Mr. Alibeba, Chairman, Foutorogbene community.

"Our nets, fish traps and camps were still there for assessment before they burnt down everything so that the community will not have any evidence. We are ready to fight to the end. It was a deliberate act. Shell is killing us."
HRH, Chief Theophilus Ebiama


On Wednesday 25/3/98, SPDC contractors carrying out the cleaning exercise of an oil spill in Aleibiri in Ekeremor LGA in Bayelsa State set about 20 hectares of forest on fire, destroying fish ponds, canoes, farms, economic trees etc (See ERA FIELD REPORT #3].  The suffering people are still crying for compensation from SPDC. In July 1998  SPDC outdid itself when it set another forest on fire, this time at Foutorogene ( afew kilometres away from Aleibiri) in the same Ekeremor LGA.

This oil spill occurred on 24/7/98 along the Beneseide/Opukushi pipeline passing by the Foutorogbene community.  To get Shell into talks with the community a sea truck belonging to the company had to be impounded. After several days of negotiations, SPDC parted with N379,000 (about 4500 USD) before their sea truck was released to them and the cleaning exercise could begin.

As usual, the contract for this specialist task was awarded to unskilled persons who began work with local labour.  They worked under the watchful eyes of Shell staff.

Disaster struck when Shell decided to burn off yet to be mopped crude at about 7.30pm on 7/8/98 the remaining.

According to Mr. Alibaba, Chairman of Foutorogbene community, "we were alerted by sounds coming from the forest and the thick smoke rising to the sky.  We then rushed down there to meet a big flame, which was spreading very fast.  By sheer survival instinct we began to combat the fire."

According to Hon. Silbricks Obricks, the community waged a war against the fire.  Every hand was employed to quench the fire.  The community battled to put out the fire all night and only succeeded in the early hours of Saturday 8/8/98.


By the time the fire was successfully put out by the community, enormous damage had been done.  The spread of the fire was greatly assisted by the rains and flood, which had carried the spilled oil to a large portion of the forest previously untouched by the spill.  Raffia palms suffered the worst damage.  Thousands of the palms were destroyed. Local distilling camps (where local people make gin) were also destroyed. Fishing camps, fishponds, and economic trees, hunting and fish traps were also destroyed.

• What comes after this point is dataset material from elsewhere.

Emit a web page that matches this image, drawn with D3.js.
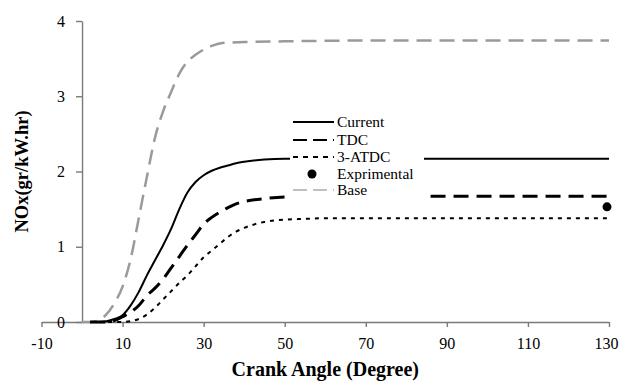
<!DOCTYPE html>
<html>
<head>
<meta charset="utf-8">
<script src="https://cdn.jsdelivr.net/npm/d3@7"></script>
<style>
  html, body { margin: 0; padding: 0; background: #fff; }
  svg { display: block; }
  svg text { font-family: "Liberation Serif", "Times New Roman", Times, "DejaVu Serif", serif; fill: #000; }
</style>
</head>
<body>
<svg id="chart" width="619" height="382"></svg>
<script>
// Crank angle (degrees) and cumulative NOx (gr/kW.hr) for each case
const baseAngle = [0, 2, 4, 6, 8, 10, 12, 14, 16, 18, 20, 22, 24, 26, 28, 30, 32, 35, 40, 50, 70, 130];
const baseNox   = [0, 0, 0.02, 0.1, 0.25, 0.47, 0.84, 1.38, 1.93, 2.45, 2.8, 3.06, 3.3, 3.46, 3.55, 3.62, 3.67, 3.71, 3.72, 3.73, 3.74, 3.74];

const currentAngle = [2, 4, 6, 8, 10, 12, 14, 16, 18, 20, 22, 24, 26, 28, 30, 32, 34, 36, 38, 40, 45, 50, 130];
const currentNox   = [0, 0, 0.01, 0.04, 0.09, 0.22, 0.4, 0.62, 0.82, 1.02, 1.24, 1.5, 1.72, 1.86, 1.95, 2.01, 2.05, 2.08, 2.11, 2.13, 2.16, 2.17, 2.17];

const tdcAngle = [2, 4, 6, 8, 10, 12, 14, 16, 18, 20, 22, 24, 26, 28, 30, 32, 34, 36, 38, 40, 45, 50, 60, 130];
const tdcNox   = [0, 0, 0, 0.02, 0.07, 0.13, 0.22, 0.35, 0.45, 0.57, 0.72, 0.87, 1.02, 1.16, 1.3, 1.39, 1.46, 1.52, 1.57, 1.6, 1.64, 1.66, 1.67, 1.67];

const atdcAngle = [2, 6, 10, 12, 14, 16, 18, 20, 22, 24, 26, 28, 30, 32, 34, 36, 38, 40, 45, 50, 55, 60, 130];
const atdcNox   = [0, 0, 0, 0.01, 0.04, 0.1, 0.19, 0.3, 0.41, 0.52, 0.62, 0.74, 0.86, 0.95, 1.04, 1.13, 1.2, 1.25, 1.33, 1.36, 1.37, 1.38, 1.38];

const expAngle = [130];
const expNox   = [1.53];

const xTicks = [-10, 10, 30, 50, 70, 90, 110, 130];
const yTicks = [0, 1, 2, 3, 4];

const legendNames = ["Current", "TDC", "3-ATDC", "Exprimental", "Base"];

const svg = d3.select("#chart");

const x = d3.scaleLinear().domain([-10, 130]).range([41.5, 609]);
const y = d3.scaleLinear().domain([0, 4]).range([322, 21]);

const zip = (a, v) => a.map((d, i) => [d, v[i]]);
const line = d3.line().x(d => x(d[0])).y(d => y(d[1])).curve(d3.curveMonotoneX);

const axisColor = "#7a7a7a";
const fmt = d => String(d);

// X axis along NOx = 0
const xAxis = svg.append("g")
  .attr("transform", `translate(0,${y(0)})`)
  .call(d3.axisBottom(x).tickValues(xTicks).tickFormat(fmt).tickSize(5).tickSizeOuter(0).tickPadding(11));
xAxis.attr("font-family", null).attr("font-size", 16);
xAxis.select(".domain").attr("stroke", axisColor).attr("stroke-width", 1.4);
xAxis.selectAll(".tick line").attr("stroke", axisColor).attr("stroke-width", 1.4);
// keep the last label inside the frame
xAxis.selectAll(".tick text").filter(d => d === xTicks[xTicks.length - 1]).attr("x", -3);

// Y axis at crank angle 0
const yAxis = svg.append("g")
  .attr("transform", `translate(${x(0)},0)`)
  .call(d3.axisLeft(y).tickValues(yTicks).tickFormat(fmt).tickSize(6).tickSizeOuter(0).tickPadding(11));
yAxis.attr("font-family", null).attr("font-size", 16);
yAxis.select(".domain").attr("stroke", axisColor).attr("stroke-width", 1.4);
yAxis.selectAll(".tick line").attr("stroke", axisColor).attr("stroke-width", 1.4);

// Curves
const series = [
  { pts: zip(baseAngle, baseNox), color: "#9a9a9a", width: 2.5, dash: "15,8" },
  { pts: zip(atdcAngle, atdcNox), color: "#000", width: 2, dash: "4,5" },
  { pts: zip(tdcAngle, tdcNox), color: "#000", width: 3, dash: "15,8" },
  { pts: zip(currentAngle, currentNox), color: "#000", width: 2, dash: null }
];
svg.append("g").selectAll("path").data(series).join("path")
  .attr("d", d => line(d.pts))
  .attr("fill", "none")
  .attr("stroke", d => d.color)
  .attr("stroke-width", d => d.width)
  .attr("stroke-dasharray", d => d.dash);

// Measured point
svg.append("g").selectAll("circle").data(zip(expAngle, expNox)).join("circle")
  .attr("cx", d => x(d[0]) - 2)
  .attr("cy", d => y(d[1]))
  .attr("r", 4.5)
  .attr("fill", "#000");

// Legend with opaque background
const legend = svg.append("g");
legend.append("rect").attr("x", 290).attr("y", 112).attr("width", 134).attr("height", 90).attr("fill", "#fff");
const rowY = [122, 140, 157, 174, 190];
const sampleStyles = [
  { color: "#000", width: 2, dash: null },
  { color: "#000", width: 2, dash: "14,6" },
  { color: "#000", width: 2, dash: "5,5" },
  null,
  { color: "#aaa", width: 1.5, dash: "14,6" }
];
legendNames.forEach((name, i) => {
  const s = sampleStyles[i];
  if (s) {
    legend.append("line")
      .attr("x1", 293).attr("x2", 334).attr("y1", rowY[i]).attr("y2", rowY[i])
      .attr("stroke", s.color).attr("stroke-width", s.width).attr("stroke-dasharray", s.dash);
  } else {
    legend.append("circle").attr("cx", 312).attr("cy", rowY[i]).attr("r", 4.5).attr("fill", "#000");
  }
  legend.append("text")
    .attr("x", 337).attr("y", rowY[i]).attr("dy", "0.33em")
    .attr("font-size", 15.5)
    .text(name);
});

// Axis titles
svg.append("text")
  .attr("x", (x(-10) + x(130)) / 2).attr("y", 376)
  .attr("text-anchor", "middle").attr("font-size", 20).attr("font-weight", "bold")
  .text("Crank Angle (Degree)");

svg.append("text")
  .attr("transform", `translate(28,${(y(0) + y(4)) / 2}) rotate(-90)`)
  .attr("text-anchor", "middle").attr("font-size", 18.5).attr("font-weight", "bold")
  .text("NOx(gr/kW.hr)");
</script>
</body>
</html>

The area of forest burnt by Shell is estimated to be about twelve (12) hectares.

After the inferno, the community stopped the SPDC contractor from proceeding with the "cleaning up exercise".  This was to prevent further damage to their forestland and property.  HRH, Chief Theophilus Ebiama (the Amananaowei of Foutorogbene) further stated, "we want all work to stop for our safety and protection.  Also, we are requesting for relief materials from Shell.  We have reported the unfortunate incident to Shell and relief materials should be sent to the community before any other work is done or the cleaning exercise continued."

The Amananaowei also believes that the burning of the forest was a deliberate act by SPDC.  Since the spill occurred on the 24/7/98, we have written several letters to Shell.  They have been dribbling us.  Shell only paid money for expenses we incurred in logistical expenses on meetings and has been avoiding the compensation issue.  Now Shell has burnt the area because she does not intend to pay us any compensation.  Our nets, fish traps and camps were still there for assessment before they burnt down everything so that the community will not have any evidence. We are ready to fight to the end.  It was a deliberate act. Let it known that Shell is killing us."


When Shell burnt the Aleibiri forest the Environmental Rights Action (ERA) sent an independent team of Surveyors and Estate Valuers to the site and the extent of damage was valued at about N300million (3.5 million USD).  The Aleibiri community has not recovered from that devastation and is still at loggerheads with SPDC.  But it appears that SPDC has not learnt its lessons.  Shell appears set to begin a new onslaught on the people of the Niger Delta through 'double attack' - spill the oil and burn their forest.


  1. Write protest letters to Shell offices nearest to you demanding that they use acceptable methods in cleaning their oil spills in the Niger delta
  2. Demand that Shell replaces her rusty ancient oil pipes in the Niger Delta
  3. That Shell respects the people's  right to a safe environment as enshrined in Article 24 of the African Charter of Peoples and Human Rights
  4. Use this Field Report in creating further awareness about the deplorable attitude and objectionable practices of Oil Companies in "oil communities".